Source code of charts:
================
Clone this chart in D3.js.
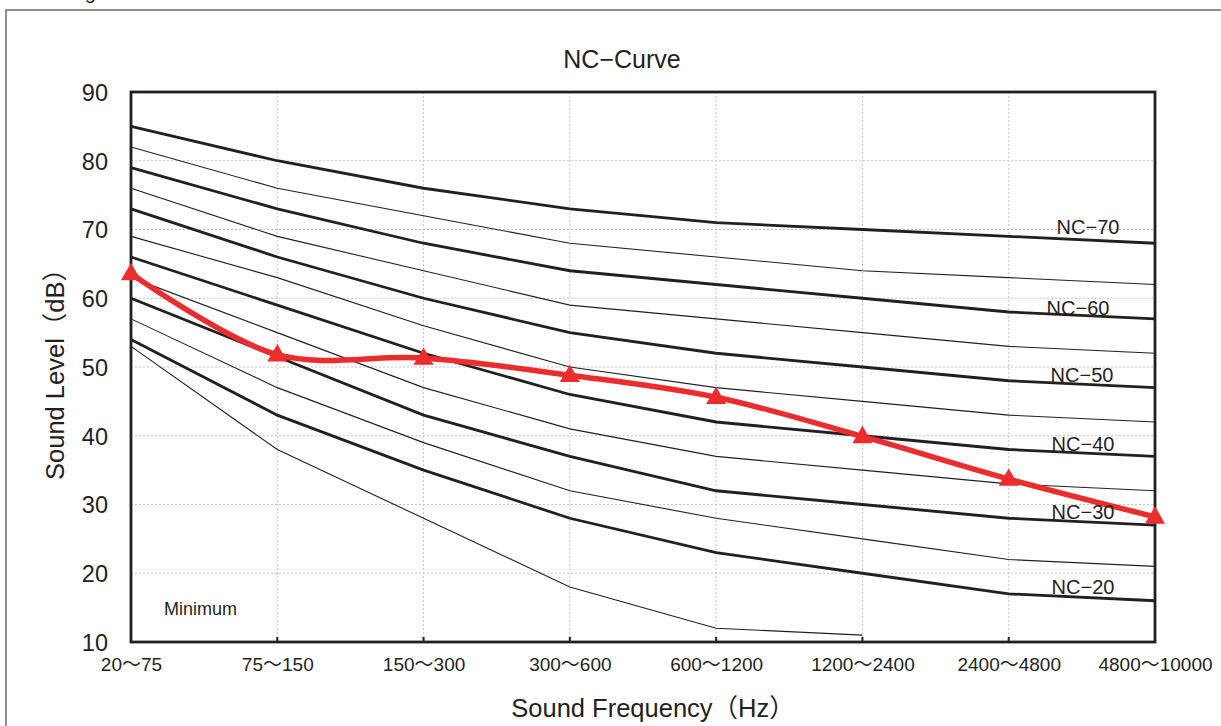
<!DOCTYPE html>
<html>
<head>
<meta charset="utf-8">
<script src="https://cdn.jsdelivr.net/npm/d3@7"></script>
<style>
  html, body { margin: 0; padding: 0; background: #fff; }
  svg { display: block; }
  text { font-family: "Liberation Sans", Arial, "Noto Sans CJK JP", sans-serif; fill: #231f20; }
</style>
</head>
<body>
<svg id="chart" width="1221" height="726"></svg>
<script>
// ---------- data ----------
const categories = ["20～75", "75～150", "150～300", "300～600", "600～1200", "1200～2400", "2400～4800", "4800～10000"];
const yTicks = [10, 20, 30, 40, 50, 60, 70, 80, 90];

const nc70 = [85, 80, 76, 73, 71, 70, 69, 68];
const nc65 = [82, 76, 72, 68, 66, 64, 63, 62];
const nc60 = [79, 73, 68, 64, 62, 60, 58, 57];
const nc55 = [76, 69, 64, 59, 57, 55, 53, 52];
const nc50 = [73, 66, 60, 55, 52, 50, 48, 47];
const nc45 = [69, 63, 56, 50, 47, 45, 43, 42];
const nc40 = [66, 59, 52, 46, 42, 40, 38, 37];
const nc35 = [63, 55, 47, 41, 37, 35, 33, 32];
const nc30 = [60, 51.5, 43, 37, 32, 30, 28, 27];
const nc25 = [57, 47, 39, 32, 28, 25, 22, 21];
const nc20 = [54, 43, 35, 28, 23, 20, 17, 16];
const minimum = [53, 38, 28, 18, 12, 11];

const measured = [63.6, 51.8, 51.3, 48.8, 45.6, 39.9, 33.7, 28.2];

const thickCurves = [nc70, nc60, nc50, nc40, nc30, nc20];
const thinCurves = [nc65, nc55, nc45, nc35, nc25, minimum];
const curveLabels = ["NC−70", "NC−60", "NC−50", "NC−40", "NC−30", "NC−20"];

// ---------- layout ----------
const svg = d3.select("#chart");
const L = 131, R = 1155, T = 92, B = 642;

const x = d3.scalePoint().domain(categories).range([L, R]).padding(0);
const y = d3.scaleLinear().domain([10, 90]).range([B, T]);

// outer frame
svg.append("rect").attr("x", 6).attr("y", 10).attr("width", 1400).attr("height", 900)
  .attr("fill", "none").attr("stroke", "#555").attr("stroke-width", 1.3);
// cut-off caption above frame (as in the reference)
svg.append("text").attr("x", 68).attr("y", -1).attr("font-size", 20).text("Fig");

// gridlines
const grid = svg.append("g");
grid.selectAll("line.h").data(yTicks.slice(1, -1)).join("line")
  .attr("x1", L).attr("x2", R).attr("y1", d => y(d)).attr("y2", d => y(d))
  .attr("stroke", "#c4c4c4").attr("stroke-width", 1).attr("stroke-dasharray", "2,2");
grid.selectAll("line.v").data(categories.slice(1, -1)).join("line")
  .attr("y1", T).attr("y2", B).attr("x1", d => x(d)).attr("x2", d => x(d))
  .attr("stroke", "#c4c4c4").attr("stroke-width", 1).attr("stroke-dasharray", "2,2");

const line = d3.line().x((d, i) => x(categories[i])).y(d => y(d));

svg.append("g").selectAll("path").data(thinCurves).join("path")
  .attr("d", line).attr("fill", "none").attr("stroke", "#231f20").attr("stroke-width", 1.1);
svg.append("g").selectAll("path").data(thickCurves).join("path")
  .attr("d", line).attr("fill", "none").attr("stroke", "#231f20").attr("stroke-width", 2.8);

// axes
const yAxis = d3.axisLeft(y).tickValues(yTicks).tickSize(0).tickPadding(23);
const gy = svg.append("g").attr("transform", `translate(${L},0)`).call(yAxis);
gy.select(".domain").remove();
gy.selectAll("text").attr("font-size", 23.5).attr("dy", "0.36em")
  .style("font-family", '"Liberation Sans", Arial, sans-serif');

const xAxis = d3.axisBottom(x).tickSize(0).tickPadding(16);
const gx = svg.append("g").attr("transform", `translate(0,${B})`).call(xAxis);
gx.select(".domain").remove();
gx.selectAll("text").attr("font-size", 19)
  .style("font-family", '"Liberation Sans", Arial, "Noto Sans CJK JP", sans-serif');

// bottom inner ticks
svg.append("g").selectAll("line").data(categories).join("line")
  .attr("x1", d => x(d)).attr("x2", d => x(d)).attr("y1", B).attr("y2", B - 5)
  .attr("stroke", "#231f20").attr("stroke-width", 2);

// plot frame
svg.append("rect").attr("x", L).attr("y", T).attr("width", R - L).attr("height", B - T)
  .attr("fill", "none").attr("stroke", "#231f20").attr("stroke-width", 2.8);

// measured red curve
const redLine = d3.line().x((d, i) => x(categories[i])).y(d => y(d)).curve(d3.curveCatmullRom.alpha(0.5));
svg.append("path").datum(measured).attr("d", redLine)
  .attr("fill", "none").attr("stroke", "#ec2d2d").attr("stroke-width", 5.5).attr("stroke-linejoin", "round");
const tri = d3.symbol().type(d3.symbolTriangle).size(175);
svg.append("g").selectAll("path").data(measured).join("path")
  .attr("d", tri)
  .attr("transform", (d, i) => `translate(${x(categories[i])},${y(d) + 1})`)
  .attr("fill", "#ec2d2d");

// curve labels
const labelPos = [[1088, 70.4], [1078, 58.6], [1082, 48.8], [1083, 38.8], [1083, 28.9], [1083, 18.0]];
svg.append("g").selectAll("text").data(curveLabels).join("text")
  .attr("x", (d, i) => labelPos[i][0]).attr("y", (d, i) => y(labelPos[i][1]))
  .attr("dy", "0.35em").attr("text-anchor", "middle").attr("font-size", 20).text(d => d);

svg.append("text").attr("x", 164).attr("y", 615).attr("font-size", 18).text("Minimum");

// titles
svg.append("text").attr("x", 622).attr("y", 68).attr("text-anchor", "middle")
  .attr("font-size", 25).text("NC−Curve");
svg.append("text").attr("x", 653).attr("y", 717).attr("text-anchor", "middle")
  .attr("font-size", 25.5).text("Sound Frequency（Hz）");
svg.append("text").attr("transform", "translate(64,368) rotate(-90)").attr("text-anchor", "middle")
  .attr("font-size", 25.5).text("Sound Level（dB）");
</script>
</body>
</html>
================
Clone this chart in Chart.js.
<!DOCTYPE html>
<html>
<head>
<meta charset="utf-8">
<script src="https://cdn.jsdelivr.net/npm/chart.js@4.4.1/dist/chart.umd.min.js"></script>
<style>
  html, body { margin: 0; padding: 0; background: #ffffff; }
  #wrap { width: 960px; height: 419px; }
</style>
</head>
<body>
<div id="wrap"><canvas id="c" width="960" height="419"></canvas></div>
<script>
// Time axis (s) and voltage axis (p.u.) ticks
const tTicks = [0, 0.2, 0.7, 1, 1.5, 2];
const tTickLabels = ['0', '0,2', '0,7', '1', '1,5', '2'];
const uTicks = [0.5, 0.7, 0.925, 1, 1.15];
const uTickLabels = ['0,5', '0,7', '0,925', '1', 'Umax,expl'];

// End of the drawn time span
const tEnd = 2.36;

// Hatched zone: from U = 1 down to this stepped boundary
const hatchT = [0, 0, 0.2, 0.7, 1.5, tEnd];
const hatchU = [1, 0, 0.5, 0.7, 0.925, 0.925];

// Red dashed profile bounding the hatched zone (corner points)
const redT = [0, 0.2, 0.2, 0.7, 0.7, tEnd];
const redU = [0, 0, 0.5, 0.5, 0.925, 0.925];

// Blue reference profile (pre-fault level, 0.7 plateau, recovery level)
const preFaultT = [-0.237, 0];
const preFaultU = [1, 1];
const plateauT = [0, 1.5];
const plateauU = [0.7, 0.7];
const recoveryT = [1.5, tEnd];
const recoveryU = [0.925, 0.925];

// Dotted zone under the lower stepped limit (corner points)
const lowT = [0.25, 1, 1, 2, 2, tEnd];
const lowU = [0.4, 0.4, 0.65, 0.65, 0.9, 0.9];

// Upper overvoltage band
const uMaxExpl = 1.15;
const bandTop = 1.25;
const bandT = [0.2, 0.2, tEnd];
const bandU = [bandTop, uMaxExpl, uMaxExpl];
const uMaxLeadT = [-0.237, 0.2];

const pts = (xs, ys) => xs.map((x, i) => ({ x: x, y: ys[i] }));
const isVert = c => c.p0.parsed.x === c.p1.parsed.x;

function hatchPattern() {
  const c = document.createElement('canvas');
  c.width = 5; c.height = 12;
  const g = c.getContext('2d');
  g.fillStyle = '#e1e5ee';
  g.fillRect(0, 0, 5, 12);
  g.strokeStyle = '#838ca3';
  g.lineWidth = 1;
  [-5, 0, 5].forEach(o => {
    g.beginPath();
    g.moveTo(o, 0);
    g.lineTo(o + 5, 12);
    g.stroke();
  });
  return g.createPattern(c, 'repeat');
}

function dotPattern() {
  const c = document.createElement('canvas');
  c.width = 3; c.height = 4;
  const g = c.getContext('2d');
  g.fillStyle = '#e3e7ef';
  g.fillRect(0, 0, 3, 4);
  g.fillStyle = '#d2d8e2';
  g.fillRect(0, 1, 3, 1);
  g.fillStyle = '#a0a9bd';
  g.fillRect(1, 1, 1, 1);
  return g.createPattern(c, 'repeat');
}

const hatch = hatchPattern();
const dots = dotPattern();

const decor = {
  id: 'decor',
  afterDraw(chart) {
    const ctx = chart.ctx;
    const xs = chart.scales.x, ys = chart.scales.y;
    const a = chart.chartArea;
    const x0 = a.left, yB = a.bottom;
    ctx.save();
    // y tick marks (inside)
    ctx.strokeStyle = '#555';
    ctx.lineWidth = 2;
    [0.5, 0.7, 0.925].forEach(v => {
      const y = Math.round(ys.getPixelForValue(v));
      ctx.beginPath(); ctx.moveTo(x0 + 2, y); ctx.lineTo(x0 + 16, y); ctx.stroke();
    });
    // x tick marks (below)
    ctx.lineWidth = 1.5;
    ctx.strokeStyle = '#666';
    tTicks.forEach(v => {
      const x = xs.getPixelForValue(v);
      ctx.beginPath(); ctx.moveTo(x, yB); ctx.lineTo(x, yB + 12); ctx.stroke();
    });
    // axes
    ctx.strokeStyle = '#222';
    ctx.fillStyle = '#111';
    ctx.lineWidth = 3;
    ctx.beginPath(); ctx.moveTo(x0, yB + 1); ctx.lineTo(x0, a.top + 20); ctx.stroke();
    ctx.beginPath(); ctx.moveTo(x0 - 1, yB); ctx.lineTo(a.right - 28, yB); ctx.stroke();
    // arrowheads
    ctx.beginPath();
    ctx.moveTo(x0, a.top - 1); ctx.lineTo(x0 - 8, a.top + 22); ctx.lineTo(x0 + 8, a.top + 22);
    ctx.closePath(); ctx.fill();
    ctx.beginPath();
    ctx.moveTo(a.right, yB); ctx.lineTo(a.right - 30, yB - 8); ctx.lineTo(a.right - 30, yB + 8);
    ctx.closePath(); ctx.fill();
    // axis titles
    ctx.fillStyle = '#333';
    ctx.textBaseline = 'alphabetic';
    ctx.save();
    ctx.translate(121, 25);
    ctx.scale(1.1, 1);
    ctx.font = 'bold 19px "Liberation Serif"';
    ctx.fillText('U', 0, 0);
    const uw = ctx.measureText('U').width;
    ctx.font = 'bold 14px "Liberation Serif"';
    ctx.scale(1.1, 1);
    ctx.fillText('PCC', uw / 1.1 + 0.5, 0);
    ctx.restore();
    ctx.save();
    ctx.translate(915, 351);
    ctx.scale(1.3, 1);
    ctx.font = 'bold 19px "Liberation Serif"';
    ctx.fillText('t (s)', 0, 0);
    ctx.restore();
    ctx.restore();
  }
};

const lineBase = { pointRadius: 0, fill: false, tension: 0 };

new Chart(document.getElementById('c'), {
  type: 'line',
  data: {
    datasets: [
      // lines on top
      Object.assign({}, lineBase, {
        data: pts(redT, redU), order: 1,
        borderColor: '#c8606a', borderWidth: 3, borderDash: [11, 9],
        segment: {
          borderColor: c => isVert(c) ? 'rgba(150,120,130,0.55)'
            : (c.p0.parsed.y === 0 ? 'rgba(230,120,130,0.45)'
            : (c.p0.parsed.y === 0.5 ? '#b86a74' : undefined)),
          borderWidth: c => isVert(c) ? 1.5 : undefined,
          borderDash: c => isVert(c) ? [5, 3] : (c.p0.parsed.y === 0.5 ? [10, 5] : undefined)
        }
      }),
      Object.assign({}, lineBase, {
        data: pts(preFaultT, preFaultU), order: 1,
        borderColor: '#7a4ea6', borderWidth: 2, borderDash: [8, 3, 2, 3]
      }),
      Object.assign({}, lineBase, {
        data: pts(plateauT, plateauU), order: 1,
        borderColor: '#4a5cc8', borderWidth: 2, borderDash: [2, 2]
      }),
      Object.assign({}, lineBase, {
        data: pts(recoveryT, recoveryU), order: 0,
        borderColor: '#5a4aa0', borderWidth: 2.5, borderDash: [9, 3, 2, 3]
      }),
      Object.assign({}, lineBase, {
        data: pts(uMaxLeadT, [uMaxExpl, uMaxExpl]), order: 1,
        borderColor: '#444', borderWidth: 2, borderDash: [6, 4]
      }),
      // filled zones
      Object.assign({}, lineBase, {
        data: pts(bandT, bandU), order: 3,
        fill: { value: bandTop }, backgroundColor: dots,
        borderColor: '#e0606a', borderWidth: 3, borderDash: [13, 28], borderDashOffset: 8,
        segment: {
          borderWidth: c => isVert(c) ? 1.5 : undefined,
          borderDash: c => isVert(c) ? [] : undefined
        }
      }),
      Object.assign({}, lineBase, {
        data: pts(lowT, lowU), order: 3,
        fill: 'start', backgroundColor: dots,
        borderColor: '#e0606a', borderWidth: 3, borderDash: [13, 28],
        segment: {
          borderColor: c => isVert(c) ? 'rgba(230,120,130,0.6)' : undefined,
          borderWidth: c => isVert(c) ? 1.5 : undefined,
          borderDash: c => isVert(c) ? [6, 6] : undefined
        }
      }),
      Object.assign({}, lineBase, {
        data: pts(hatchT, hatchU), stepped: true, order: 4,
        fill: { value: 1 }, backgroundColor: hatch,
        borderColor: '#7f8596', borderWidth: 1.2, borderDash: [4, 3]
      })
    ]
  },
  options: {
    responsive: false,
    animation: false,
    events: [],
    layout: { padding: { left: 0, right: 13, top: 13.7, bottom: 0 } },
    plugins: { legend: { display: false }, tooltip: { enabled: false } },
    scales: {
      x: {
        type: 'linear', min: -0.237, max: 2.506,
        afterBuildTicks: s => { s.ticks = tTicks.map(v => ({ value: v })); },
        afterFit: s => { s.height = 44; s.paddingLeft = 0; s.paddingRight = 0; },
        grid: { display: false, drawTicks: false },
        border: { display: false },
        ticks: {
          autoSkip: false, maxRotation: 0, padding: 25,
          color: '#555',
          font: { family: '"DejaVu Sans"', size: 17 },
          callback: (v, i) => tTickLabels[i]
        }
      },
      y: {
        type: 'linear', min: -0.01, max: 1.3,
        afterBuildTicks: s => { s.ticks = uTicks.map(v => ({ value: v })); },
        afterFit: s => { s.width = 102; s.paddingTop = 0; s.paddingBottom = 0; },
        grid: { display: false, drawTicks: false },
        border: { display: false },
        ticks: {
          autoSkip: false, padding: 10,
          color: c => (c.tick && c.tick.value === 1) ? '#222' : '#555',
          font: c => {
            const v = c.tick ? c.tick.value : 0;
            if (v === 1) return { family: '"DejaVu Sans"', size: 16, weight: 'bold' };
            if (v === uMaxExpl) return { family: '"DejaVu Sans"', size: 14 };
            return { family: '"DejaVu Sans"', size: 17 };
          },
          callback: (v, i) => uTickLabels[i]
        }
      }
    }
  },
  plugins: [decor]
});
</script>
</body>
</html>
================
◆ Aim:
Set down exactly the lines above, from the line containing "Clone this chart in D3.js." through the line containing "70, 80, 90];". Skip the pictures.

◆ Solution to this problem:
Clone this chart in D3.js.
<!DOCTYPE html>
<html>
<head>
<meta charset="utf-8">
<script src="https://cdn.jsdelivr.net/npm/d3@7"></script>
<style>
  html, body { margin: 0; padding: 0; background: #fff; }
  svg { display: block; }
  text { font-family: "Liberation Sans", Arial, "Noto Sans CJK JP", sans-serif; fill: #231f20; }
</style>
</head>
<body>
<svg id="chart" width="1221" height="726"></svg>
<script>
// ---------- data ----------
const categories = ["20～75", "75～150", "150～300", "300～600", "600～1200", "1200～2400", "2400～4800", "4800～10000"];
const yTicks = [10, 20, 30, 40, 50, 60, 70, 80, 90];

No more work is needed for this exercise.